Apowollastonia stirlingii is a flowering plant in the family Asteraceae and is endemic to Australia. It is a small, upright herb with yellow daisy-like flowers.

==Description==
Apowollastonia stirlingii is a small herb or understory shrub up to 80 cm high, 2 m in diameter and upright stems with more or less corky bark. The green branches rough with hard protrusions, ridged and lower parts woody. The leaves are arranged in sparse pairs, sessile, linear or linear-lance shaped, gradually narrowing at the base, 2-5 cm long, 4-15 mm wide, stiff, 1-3 sharp teeth on the margins, rough with warty-based hairs. The yellow flower petals are oblanceolate-shaped, 8-10 mm long, notched at the apex, disc florets about 50-100, bracts oval-shaped, 4-5 mm long, peduncle rough and 3-16 cm long.
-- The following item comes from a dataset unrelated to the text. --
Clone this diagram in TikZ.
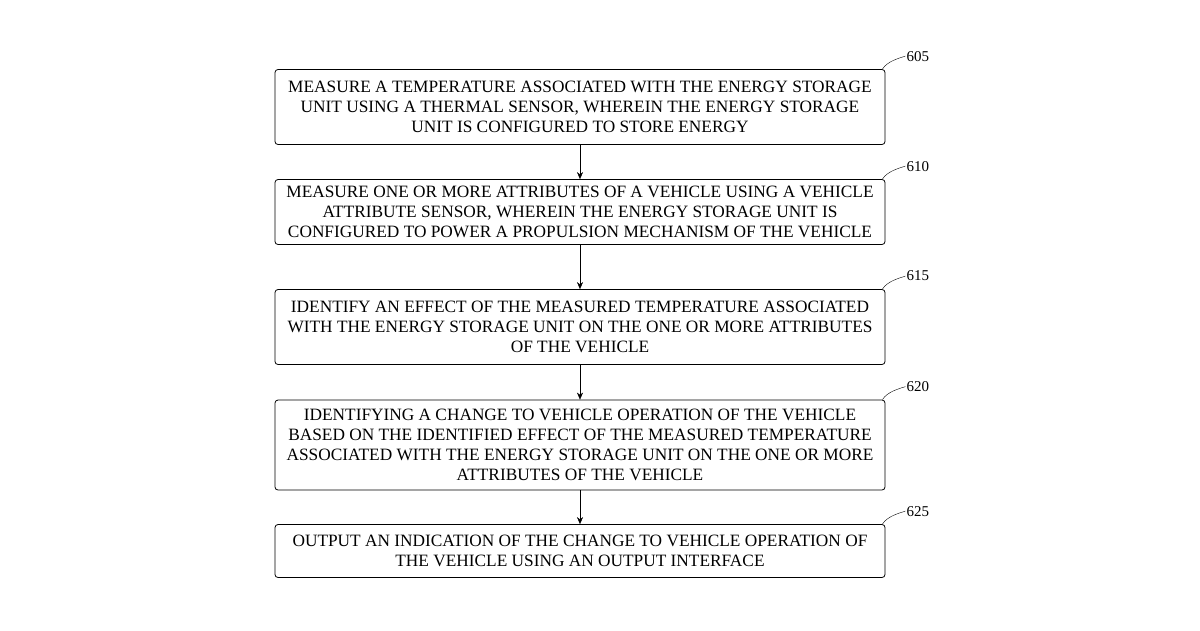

Flowering occurs from July to September and the fruit is dry, one seeded, wedge-shaped, brown, flattened, 3-4 mm long with 2 or 3 narrow, dry wings.

==Taxonomy and naming==
The species was first described by Ralph Tate as Wedelia stirlingii. In 2013 Anthony Edward Orchard changed the name to Apowollastonia stirlingii and the description was published in the journal Nuytsia. The specific epithet (stirlingii) was named in honour of Edward Charles Stirling.

==Distribution and habitat==
Apowollastonia stirlingii grows on grassy woodlands, gullies and rocky locations in South Australia, Western Australia and the Northern Territory.